# Given request
Below is a listing; print exactly its lines from the one containing "Output the LaTeX" down to the one containing "-- ([yshift=-2.5pt]day1-label.base east);", both inclusive, with every picture left out.

== Data for this exercise ==

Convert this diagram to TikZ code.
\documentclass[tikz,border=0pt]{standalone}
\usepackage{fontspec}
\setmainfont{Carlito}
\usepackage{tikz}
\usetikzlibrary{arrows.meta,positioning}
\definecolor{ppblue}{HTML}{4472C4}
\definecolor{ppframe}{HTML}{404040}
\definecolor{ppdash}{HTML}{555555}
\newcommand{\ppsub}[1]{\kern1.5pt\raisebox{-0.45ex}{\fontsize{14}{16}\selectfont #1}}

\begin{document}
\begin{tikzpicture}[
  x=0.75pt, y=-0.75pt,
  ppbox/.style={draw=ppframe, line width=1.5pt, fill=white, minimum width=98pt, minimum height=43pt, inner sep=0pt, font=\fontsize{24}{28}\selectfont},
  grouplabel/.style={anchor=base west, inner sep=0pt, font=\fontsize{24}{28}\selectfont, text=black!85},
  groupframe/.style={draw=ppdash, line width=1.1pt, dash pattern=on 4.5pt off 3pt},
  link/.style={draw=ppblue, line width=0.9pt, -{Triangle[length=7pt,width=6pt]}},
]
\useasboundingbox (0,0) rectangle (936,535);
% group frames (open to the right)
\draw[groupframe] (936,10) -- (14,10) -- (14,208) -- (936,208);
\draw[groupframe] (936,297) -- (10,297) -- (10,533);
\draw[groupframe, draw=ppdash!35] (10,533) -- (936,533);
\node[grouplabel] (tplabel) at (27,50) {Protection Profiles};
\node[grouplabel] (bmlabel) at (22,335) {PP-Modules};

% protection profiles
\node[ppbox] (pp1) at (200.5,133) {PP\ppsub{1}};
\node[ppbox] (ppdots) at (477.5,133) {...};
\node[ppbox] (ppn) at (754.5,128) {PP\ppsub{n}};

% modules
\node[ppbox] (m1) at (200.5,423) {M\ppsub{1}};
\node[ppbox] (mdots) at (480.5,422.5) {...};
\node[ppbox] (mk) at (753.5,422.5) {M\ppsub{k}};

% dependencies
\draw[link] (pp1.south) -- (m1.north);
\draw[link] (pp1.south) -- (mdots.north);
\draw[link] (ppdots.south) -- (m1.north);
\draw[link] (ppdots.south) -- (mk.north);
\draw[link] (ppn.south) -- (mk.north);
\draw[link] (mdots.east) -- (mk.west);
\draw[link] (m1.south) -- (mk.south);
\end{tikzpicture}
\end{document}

===
== Data for this exercise ==

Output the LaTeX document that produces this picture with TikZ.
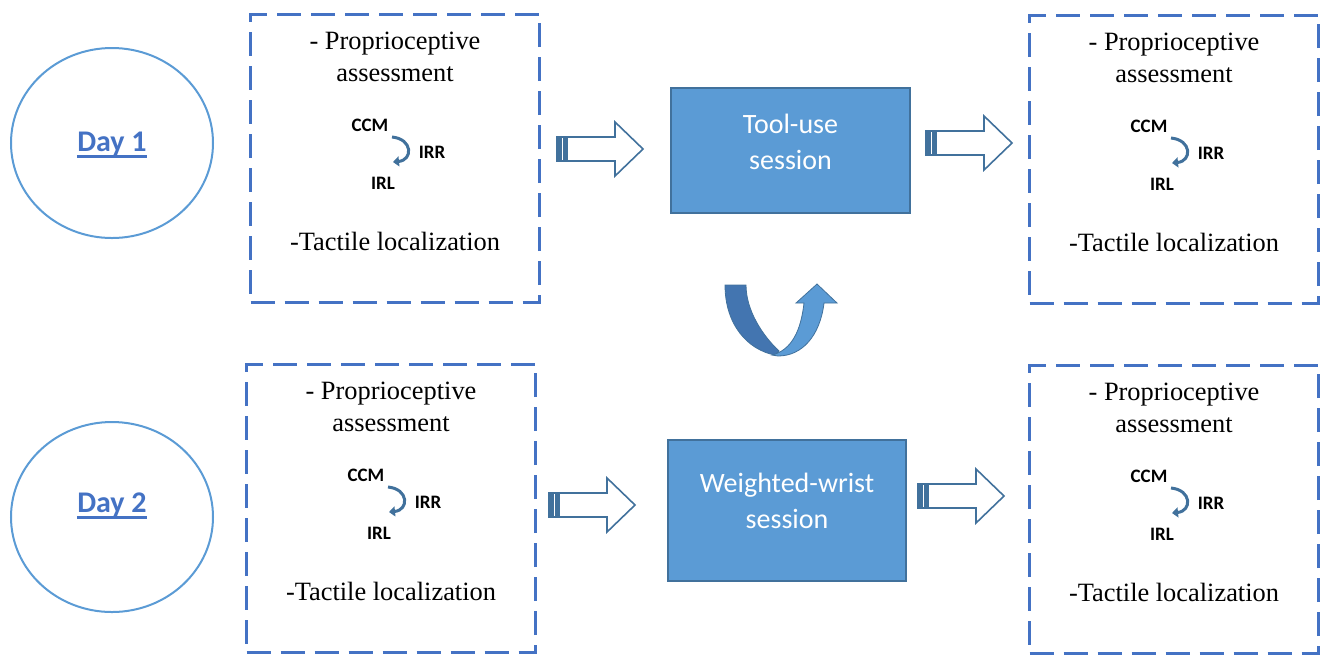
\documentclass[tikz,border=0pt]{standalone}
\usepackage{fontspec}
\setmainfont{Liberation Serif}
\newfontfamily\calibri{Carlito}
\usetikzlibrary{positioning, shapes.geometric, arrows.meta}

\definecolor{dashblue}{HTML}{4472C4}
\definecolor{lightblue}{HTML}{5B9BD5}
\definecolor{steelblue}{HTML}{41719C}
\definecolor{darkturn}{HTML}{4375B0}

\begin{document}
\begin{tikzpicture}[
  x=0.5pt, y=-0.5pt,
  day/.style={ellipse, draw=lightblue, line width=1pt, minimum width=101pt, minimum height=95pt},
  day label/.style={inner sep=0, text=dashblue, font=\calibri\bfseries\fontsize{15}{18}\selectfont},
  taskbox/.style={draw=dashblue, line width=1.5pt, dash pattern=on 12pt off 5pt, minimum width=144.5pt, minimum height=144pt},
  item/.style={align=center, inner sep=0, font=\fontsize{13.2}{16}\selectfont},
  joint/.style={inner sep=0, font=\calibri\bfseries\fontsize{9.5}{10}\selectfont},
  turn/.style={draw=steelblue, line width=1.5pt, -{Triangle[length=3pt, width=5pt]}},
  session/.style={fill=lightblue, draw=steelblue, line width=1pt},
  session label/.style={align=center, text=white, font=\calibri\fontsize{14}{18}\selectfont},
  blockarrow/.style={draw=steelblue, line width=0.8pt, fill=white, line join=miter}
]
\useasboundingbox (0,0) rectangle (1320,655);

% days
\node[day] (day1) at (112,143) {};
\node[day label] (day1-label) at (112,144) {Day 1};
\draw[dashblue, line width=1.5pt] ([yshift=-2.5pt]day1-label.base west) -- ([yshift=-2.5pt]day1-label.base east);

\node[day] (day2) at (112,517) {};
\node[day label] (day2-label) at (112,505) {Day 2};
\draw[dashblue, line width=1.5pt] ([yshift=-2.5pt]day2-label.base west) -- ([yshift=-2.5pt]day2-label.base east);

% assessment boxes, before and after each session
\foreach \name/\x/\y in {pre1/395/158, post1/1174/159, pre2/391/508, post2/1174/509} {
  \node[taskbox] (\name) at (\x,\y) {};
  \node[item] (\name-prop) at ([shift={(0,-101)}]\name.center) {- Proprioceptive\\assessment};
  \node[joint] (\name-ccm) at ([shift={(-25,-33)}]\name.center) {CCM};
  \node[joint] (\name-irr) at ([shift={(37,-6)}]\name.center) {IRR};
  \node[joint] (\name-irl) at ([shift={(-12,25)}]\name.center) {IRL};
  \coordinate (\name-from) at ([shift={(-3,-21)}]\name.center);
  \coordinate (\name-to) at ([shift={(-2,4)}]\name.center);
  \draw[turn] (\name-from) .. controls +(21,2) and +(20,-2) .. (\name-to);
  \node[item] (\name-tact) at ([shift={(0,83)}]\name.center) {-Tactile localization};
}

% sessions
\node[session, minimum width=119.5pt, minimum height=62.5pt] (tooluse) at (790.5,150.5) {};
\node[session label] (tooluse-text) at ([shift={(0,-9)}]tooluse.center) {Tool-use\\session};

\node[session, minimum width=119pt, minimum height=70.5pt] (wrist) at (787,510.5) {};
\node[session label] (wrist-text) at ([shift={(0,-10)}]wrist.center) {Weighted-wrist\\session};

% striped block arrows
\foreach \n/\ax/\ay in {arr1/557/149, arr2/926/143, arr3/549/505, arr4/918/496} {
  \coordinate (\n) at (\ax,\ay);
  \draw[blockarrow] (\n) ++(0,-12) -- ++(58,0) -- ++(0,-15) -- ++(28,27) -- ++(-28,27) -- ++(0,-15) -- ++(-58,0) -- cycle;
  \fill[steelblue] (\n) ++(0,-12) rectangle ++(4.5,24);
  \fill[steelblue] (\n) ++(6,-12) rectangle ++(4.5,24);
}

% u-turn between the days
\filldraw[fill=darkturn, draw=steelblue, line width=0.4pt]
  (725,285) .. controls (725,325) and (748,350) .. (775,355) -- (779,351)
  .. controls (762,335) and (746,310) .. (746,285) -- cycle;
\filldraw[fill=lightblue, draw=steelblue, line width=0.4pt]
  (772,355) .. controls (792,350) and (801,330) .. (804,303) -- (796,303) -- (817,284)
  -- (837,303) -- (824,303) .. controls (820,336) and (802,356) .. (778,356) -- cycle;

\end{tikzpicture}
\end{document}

===

# Task answer
Output the LaTeX document that produces this picture with TikZ.
\documentclass[tikz,border=0pt]{standalone}
\usepackage{fontspec}
\setmainfont{Liberation Serif}
\newfontfamily\calibri{Carlito}
\usetikzlibrary{positioning, shapes.geometric, arrows.meta}

\definecolor{dashblue}{HTML}{4472C4}
\definecolor{lightblue}{HTML}{5B9BD5}
\definecolor{steelblue}{HTML}{41719C}
\definecolor{darkturn}{HTML}{4375B0}

\begin{document}
\begin{tikzpicture}[
  x=0.5pt, y=-0.5pt,
  day/.style={ellipse, draw=lightblue, line width=1pt, minimum width=101pt, minimum height=95pt},
  day label/.style={inner sep=0, text=dashblue, font=\calibri\bfseries\fontsize{15}{18}\selectfont},
  taskbox/.style={draw=dashblue, line width=1.5pt, dash pattern=on 12pt off 5pt, minimum width=144.5pt, minimum height=144pt},
  item/.style={align=center, inner sep=0, font=\fontsize{13.2}{16}\selectfont},
  joint/.style={inner sep=0, font=\calibri\bfseries\fontsize{9.5}{10}\selectfont},
  turn/.style={draw=steelblue, line width=1.5pt, -{Triangle[length=3pt, width=5pt]}},
  session/.style={fill=lightblue, draw=steelblue, line width=1pt},
  session label/.style={align=center, text=white, font=\calibri\fontsize{14}{18}\selectfont},
  blockarrow/.style={draw=steelblue, line width=0.8pt, fill=white, line join=miter}
]
\useasboundingbox (0,0) rectangle (1320,655);

% days
\node[day] (day1) at (112,143) {};
\node[day label] (day1-label) at (112,144) {Day 1};
\draw[dashblue, line width=1.5pt] ([yshift=-2.5pt]day1-label.base west) -- ([yshift=-2.5pt]day1-label.base east);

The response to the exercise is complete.